TASK PROMPT:
Print nothing but the lines from the start of the listing below through the line that contains "loss_1_6, loss_1_7, loss_1_8, loss_1_9, loss_2_0];". Do not include the pictures.

───── SOURCE MATERIAL

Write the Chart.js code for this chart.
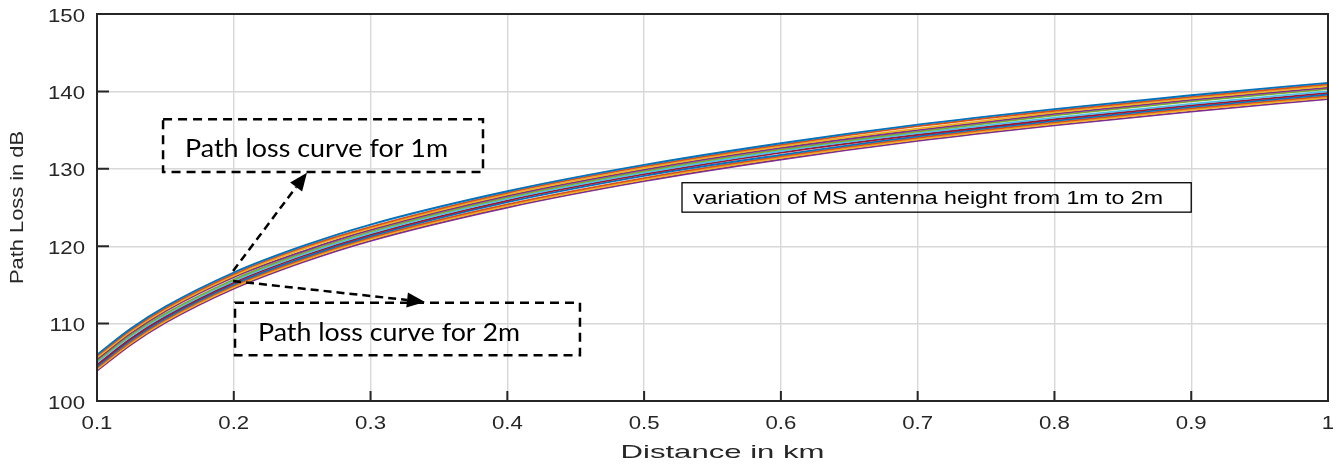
<!DOCTYPE html>
<html>
<head>
<meta charset="utf-8">
<title>Path loss vs distance</title>
<script src="https://cdn.jsdelivr.net/npm/chart.js@4.4.1/dist/chart.umd.min.js"></script>
<style>
  html, body { margin: 0; padding: 0; background: #ffffff; }
  canvas { display: block; }
</style>
</head>
<body>
<canvas id="pathLossChart" width="1339" height="466"></canvas>
<script>
// Distance from the base station (km)
const distanceKm = [0.1, 0.125, 0.15, 0.2, 0.25, 0.3, 0.4, 0.5, 0.6, 0.7, 0.8, 0.9, 1.0];

// Mobile station antenna heights, one curve each
const antennaHeights = ['1.0 m', '1.1 m', '1.2 m', '1.3 m', '1.4 m', '1.5 m', '1.6 m', '1.7 m', '1.8 m', '1.9 m', '2.0 m'];

// Path loss (dB) for each antenna height
const loss_1_0 = [106.0, 109.4, 112.2, 116.6, 120.0, 122.8, 127.1, 130.5, 133.3, 135.7, 137.7, 139.5, 141.1];
const loss_1_1 = [105.8, 109.2, 112.0, 116.4, 119.8, 122.5, 126.9, 130.3, 133.1, 135.5, 137.5, 139.3, 140.9];
const loss_1_2 = [105.6, 109.0, 111.8, 116.2, 119.6, 122.3, 126.7, 130.1, 132.9, 135.2, 137.3, 139.1, 140.7];
const loss_1_3 = [105.4, 108.8, 111.6, 116.0, 119.3, 122.1, 126.5, 129.9, 132.7, 135.0, 137.1, 138.9, 140.5];
const loss_1_4 = [105.2, 108.6, 111.3, 115.7, 119.1, 121.9, 126.3, 129.7, 132.5, 134.8, 136.9, 138.7, 140.3];
const loss_1_5 = [105.0, 108.4, 111.1, 115.5, 118.9, 121.7, 126.1, 129.5, 132.3, 134.6, 136.6, 138.4, 140.0];
const loss_1_6 = [104.7, 108.1, 110.9, 115.3, 118.7, 121.5, 125.9, 129.3, 132.1, 134.4, 136.4, 138.2, 139.8];
const loss_1_7 = [104.5, 107.9, 110.7, 115.1, 118.5, 121.3, 125.7, 129.1, 131.8, 134.2, 136.2, 138.0, 139.6];
const loss_1_8 = [104.3, 107.7, 110.5, 114.9, 118.3, 121.1, 125.4, 128.8, 131.6, 134.0, 136.0, 137.8, 139.4];
const loss_1_9 = [104.1, 107.5, 110.3, 114.7, 118.1, 120.9, 125.2, 128.6, 131.4, 133.8, 135.8, 137.6, 139.2];
const loss_2_0 = [103.9, 107.3, 110.1, 114.5, 117.9, 120.7, 125.0, 128.4, 131.2, 133.6, 135.6, 137.4, 139.0];

const lossSeries = [loss_1_0, loss_1_1, loss_1_2, loss_1_3, loss_1_4, loss_1_5,
                    loss_1_6, loss_1_7, loss_1_8, loss_1_9, loss_2_0];

// Axis ticks
const xTickValues = [0.1, 0.2, 0.3, 0.4, 0.5, 0.6, 0.7, 0.8, 0.9, 1.0];
const xTickLabels = ['0.1', '0.2', '0.3', '0.4', '0.5', '0.6', '0.7', '0.8', '0.9', '1'];
const yTickValues = [100, 110, 120, 130, 140, 150];
const yTickLabels = ['100', '110', '120', '130', '140', '150'];

const xAxisTitle = 'Distance in km';
const yAxisTitle = 'Path Loss in dB';

// Default line colour cycle
const lineColors = ['#0072BD', '#D95319', '#EDB120', '#7E2F8E', '#77AC30', '#4DBEEE', '#A2142F'];

const AXIS_COLOR = '#262626';
const GRID_COLOR = '#d8d8d8';
const LABEL_FONT = '17.5px "Liberation Sans"';
const LABEL_STRETCH = 1.27;

const datasets = lossSeries.map((values, i) => ({
  label: antennaHeights[i],
  data: distanceKm.map((d, k) => ({ x: d, y: values[k] })),
  borderColor: lineColors[i % lineColors.length],
  backgroundColor: lineColors[i % lineColors.length],
  borderWidth: 1.8,
  pointRadius: 0,
  fill: false,
  cubicInterpolationMode: 'monotone'
}));

// Callout boxes and arrows (positions in axis units)
const callouts = [
  { text: 'Path loss curve for 1m', x0: 0.1483, x1: 0.3822, y0: 136.4, y1: 129.6,
    dashed: true, font: '25px Lato', textDx: 22, textDy: 38, textWidth: 263 },
  { text: 'Path loss curve for 2m', x0: 0.2009, x1: 0.4531, y0: 112.7, y1: 105.9,
    dashed: true, font: '25px Lato', textDx: 23, textDy: 38, textWidth: 262 },
  { text: 'variation of MS antenna height from 1m to 2m', x0: 0.5277, x1: 0.9, y0: 128.2, y1: 124.4,
    dashed: false, font: '18px "Liberation Sans"', textDx: 11, textDy: 21, textWidth: 470 }
];
const arrows = [
  { fromX: 0.1995, fromY: 116.8, toX: 0.2535, toY: 129.5 },
  { fromX: 0.1995, fromY: 115.5, toX: 0.3398, toY: 112.8 }
];

// Text drawn with an independent horizontal scale (sx) or fitted to a width
function drawText(ctx, text, x, y, font, opt) {
  ctx.save();
  ctx.font = font;
  const natural = ctx.measureText(text).width;
  const sx = opt.width ? opt.width / natural : (opt.sx || 1);
  ctx.translate(x, y);
  if (opt.rotate) ctx.rotate(opt.rotate);
  ctx.scale(sx, 1);
  ctx.textAlign = opt.align || 'left';
  ctx.textBaseline = 'alphabetic';
  ctx.fillStyle = opt.color || '#000';
  ctx.fillText(text, 0, 0);
  ctx.restore();
}

function drawArrow(ctx, x1, y1, x2, y2) {
  const ang = Math.atan2(y2 - y1, x2 - x1);
  const headLen = 18, headHalf = 7.5;
  const bx = x2 - headLen * Math.cos(ang);
  const by = y2 - headLen * Math.sin(ang);
  ctx.save();
  ctx.strokeStyle = '#000';
  ctx.lineWidth = 2.5;
  ctx.setLineDash([8, 5]);
  ctx.beginPath();
  ctx.moveTo(x1, y1);
  ctx.lineTo(bx, by);
  ctx.stroke();
  ctx.setLineDash([]);
  ctx.fillStyle = '#000';
  ctx.beginPath();
  ctx.moveTo(x2, y2);
  ctx.lineTo(bx + headHalf * Math.sin(ang), by - headHalf * Math.cos(ang));
  ctx.lineTo(bx - headHalf * Math.sin(ang), by + headHalf * Math.cos(ang));
  ctx.closePath();
  ctx.fill();
  ctx.restore();
}

const calloutPlugin = {
  id: 'callouts',
  afterDatasetsDraw(chart) {
    const { ctx, scales: { x, y } } = chart;
    callouts.forEach(c => {
      const left = x.getPixelForValue(c.x0), right = x.getPixelForValue(c.x1);
      const top = y.getPixelForValue(c.y0), bottom = y.getPixelForValue(c.y1);
      ctx.save();
      ctx.strokeStyle = '#000';
      if (c.dashed) {
        ctx.lineWidth = 2.5;
        ctx.setLineDash([9, 6]);
      } else {
        ctx.lineWidth = 1.3;
      }
      ctx.strokeRect(left, top, right - left, bottom - top);
      ctx.restore();
      drawText(ctx, c.text, left + c.textDx, top + c.textDy, c.font, { width: c.textWidth });
    });
    arrows.forEach(a => {
      drawArrow(ctx, x.getPixelForValue(a.fromX), y.getPixelForValue(a.fromY),
                x.getPixelForValue(a.toX), y.getPixelForValue(a.toY));
    });
  }
};

// Box outline, inward tick marks, tick labels and axis titles
const axesPlugin = {
  id: 'axesFrame',
  afterDraw(chart) {
    const { ctx, chartArea: a, scales: { x, y } } = chart;
    ctx.save();
    ctx.strokeStyle = AXIS_COLOR;
    ctx.lineWidth = 2;
    ctx.beginPath();
    xTickValues.forEach(v => {
      const px = x.getPixelForValue(v);
      ctx.moveTo(px, a.bottom);
      ctx.lineTo(px, a.bottom - 10);
    });
    yTickValues.forEach(v => {
      const py = y.getPixelForValue(v);
      ctx.moveTo(a.left, py);
      ctx.lineTo(a.left + 12, py);
    });
    ctx.stroke();
    ctx.beginPath();
    ctx.moveTo(a.left, a.top);
    ctx.lineTo(a.right, a.top);
    ctx.lineTo(a.right, a.bottom);
    ctx.lineTo(a.left, a.bottom);
    ctx.closePath();
    ctx.stroke();
    ctx.restore();

    xTickValues.forEach((v, i) => {
      drawText(ctx, xTickLabels[i], x.getPixelForValue(v), a.bottom + 28, LABEL_FONT,
               { sx: LABEL_STRETCH, align: 'center', color: AXIS_COLOR });
    });
    yTickValues.forEach((v, i) => {
      drawText(ctx, yTickLabels[i], a.left - 12, y.getPixelForValue(v) + 7.5, LABEL_FONT,
               { sx: LABEL_STRETCH, align: 'right', color: AXIS_COLOR });
    });
    drawText(ctx, xAxisTitle, (a.left + a.right) / 2 + 10, a.bottom + 57, '19px "Liberation Sans"',
             { width: 204, align: 'center', color: AXIS_COLOR });
    drawText(ctx, yAxisTitle, 23, (a.top + a.bottom) / 2, '18px "Liberation Sans"',
             { width: 153, align: 'center', rotate: -Math.PI / 2, color: AXIS_COLOR });
  }
};

new Chart(document.getElementById('pathLossChart'), {
  type: 'line',
  data: { datasets },
  plugins: [calloutPlugin, axesPlugin],
  options: {
    responsive: false,
    animation: false,
    layout: { padding: { top: 14, right: 11, left: 0, bottom: 0 } },
    plugins: { legend: { display: false }, tooltip: { enabled: false } },
    scales: {
      x: {
        type: 'linear',
        min: 0.1,
        max: 1,
        afterBuildTicks: s => { s.ticks = xTickValues.map(v => ({ value: v })); },
        afterFit: s => { s.height = 65; },
        grid: { color: GRID_COLOR, lineWidth: 1.4, drawTicks: false },
        border: { color: AXIS_COLOR, width: 2 },
        ticks: { display: false }
      },
      y: {
        type: 'linear',
        min: 100,
        max: 150,
        afterBuildTicks: s => { s.ticks = yTickValues.map(v => ({ value: v })); },
        afterFit: s => { s.width = 97; },
        grid: { color: GRID_COLOR, lineWidth: 1.4, drawTicks: false },
        border: { color: AXIS_COLOR, width: 2 },
        ticks: { display: false }
      }
    }
  }
});
</script>
</body>
</html>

──────────

EXERCISE OUTPUT:
Write the Chart.js code for this chart.
<!DOCTYPE html>
<html>
<head>
<meta charset="utf-8">
<title>Path loss vs distance</title>
<script src="https://cdn.jsdelivr.net/npm/chart.js@4.4.1/dist/chart.umd.min.js"></script>
<style>
  html, body { margin: 0; padding: 0; background: #ffffff; }
  canvas { display: block; }
</style>
</head>
<body>
<canvas id="pathLossChart" width="1339" height="466"></canvas>
<script>
// Distance from the base station (km)
const distanceKm = [0.1, 0.125, 0.15, 0.2, 0.25, 0.3, 0.4, 0.5, 0.6, 0.7, 0.8, 0.9, 1.0];

// Mobile station antenna heights, one curve each
const antennaHeights = ['1.0 m', '1.1 m', '1.2 m', '1.3 m', '1.4 m', '1.5 m', '1.6 m', '1.7 m', '1.8 m', '1.9 m', '2.0 m'];

// Path loss (dB) for each antenna height
const loss_1_0 = [106.0, 109.4, 112.2, 116.6, 120.0, 122.8, 127.1, 130.5, 133.3, 135.7, 137.7, 139.5, 141.1];
const loss_1_1 = [105.8, 109.2, 112.0, 116.4, 119.8, 122.5, 126.9, 130.3, 133.1, 135.5, 137.5, 139.3, 140.9];
const loss_1_2 = [105.6, 109.0, 111.8, 116.2, 119.6, 122.3, 126.7, 130.1, 132.9, 135.2, 137.3, 139.1, 140.7];
const loss_1_3 = [105.4, 108.8, 111.6, 116.0, 119.3, 122.1, 126.5, 129.9, 132.7, 135.0, 137.1, 138.9, 140.5];
const loss_1_4 = [105.2, 108.6, 111.3, 115.7, 119.1, 121.9, 126.3, 129.7, 132.5, 134.8, 136.9, 138.7, 140.3];
const loss_1_5 = [105.0, 108.4, 111.1, 115.5, 118.9, 121.7, 126.1, 129.5, 132.3, 134.6, 136.6, 138.4, 140.0];
const loss_1_6 = [104.7, 108.1, 110.9, 115.3, 118.7, 121.5, 125.9, 129.3, 132.1, 134.4, 136.4, 138.2, 139.8];
const loss_1_7 = [104.5, 107.9, 110.7, 115.1, 118.5, 121.3, 125.7, 129.1, 131.8, 134.2, 136.2, 138.0, 139.6];
const loss_1_8 = [104.3, 107.7, 110.5, 114.9, 118.3, 121.1, 125.4, 128.8, 131.6, 134.0, 136.0, 137.8, 139.4];
const loss_1_9 = [104.1, 107.5, 110.3, 114.7, 118.1, 120.9, 125.2, 128.6, 131.4, 133.8, 135.8, 137.6, 139.2];
const loss_2_0 = [103.9, 107.3, 110.1, 114.5, 117.9, 120.7, 125.0, 128.4, 131.2, 133.6, 135.6, 137.4, 139.0];

const lossSeries = [loss_1_0, loss_1_1, loss_1_2, loss_1_3, loss_1_4, loss_1_5,
                    loss_1_6, loss_1_7, loss_1_8, loss_1_9, loss_2_0];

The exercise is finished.